PS – Não acreditava que o Banco Central fosse, ontem, quarta-feira, baixar a taxa Selic. Me enganei. Ela desceu meio ponto percentual. Isso aponta a meu ver para duas coisas. Uma primeira: a presente decisão sugere um fortalecimento maior do Estado brasileiro, inclusive com uma pequena diminuição do custo da dívida. E, revela também que a Dilma está conseguindo articular o Executivo e o Banco Central para a mesma direção. E o que pode ser uma grande novidade: para uma mesma visão da crise. Contudo, os problemas de unificação do Estado brasileiro por parte da presidente encontram dificuldades na organização e no desembaraço da política no Legislativo.

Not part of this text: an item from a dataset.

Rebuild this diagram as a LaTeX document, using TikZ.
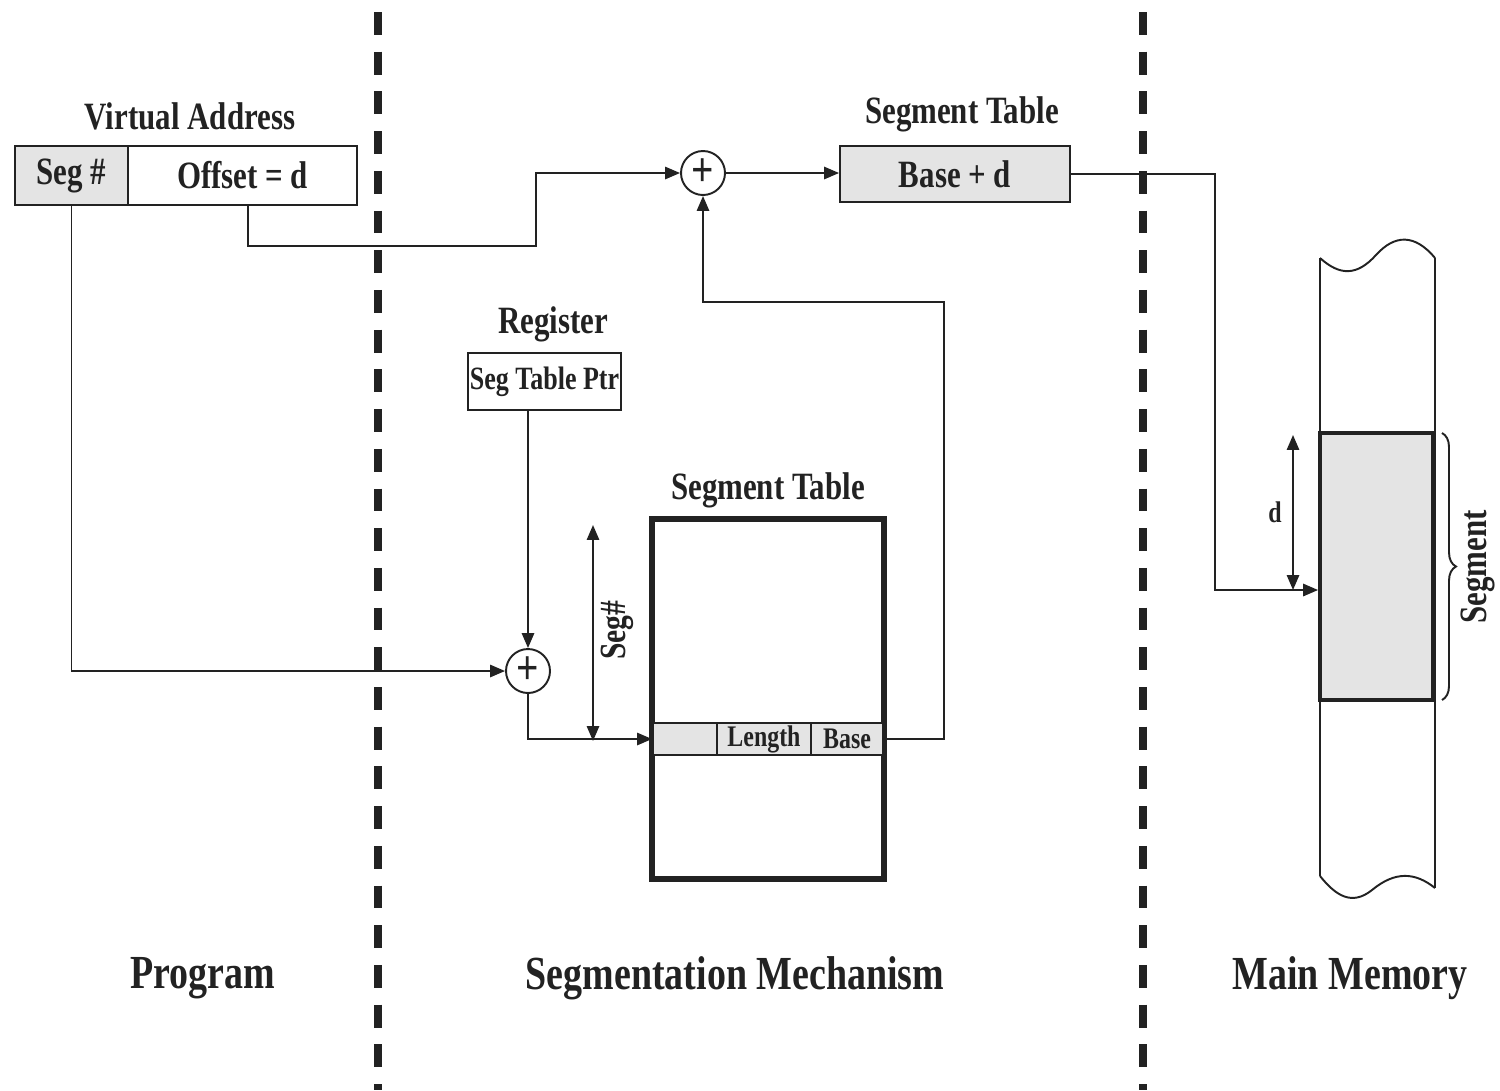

Já a segunda coisa que quero salientar está no fato de que a baixa da taxa de juros e a aproximação do Banco Central podem levar igualmente a um entrosamento mais sólido, político e econômico, com o setor produtivo privado. E daí, quem sabe, a possibilidade de investimentos empresariais, num tempo mais cedo do que se poderia pensar, como resposta à crise. E isso sem afetar os programas sociais!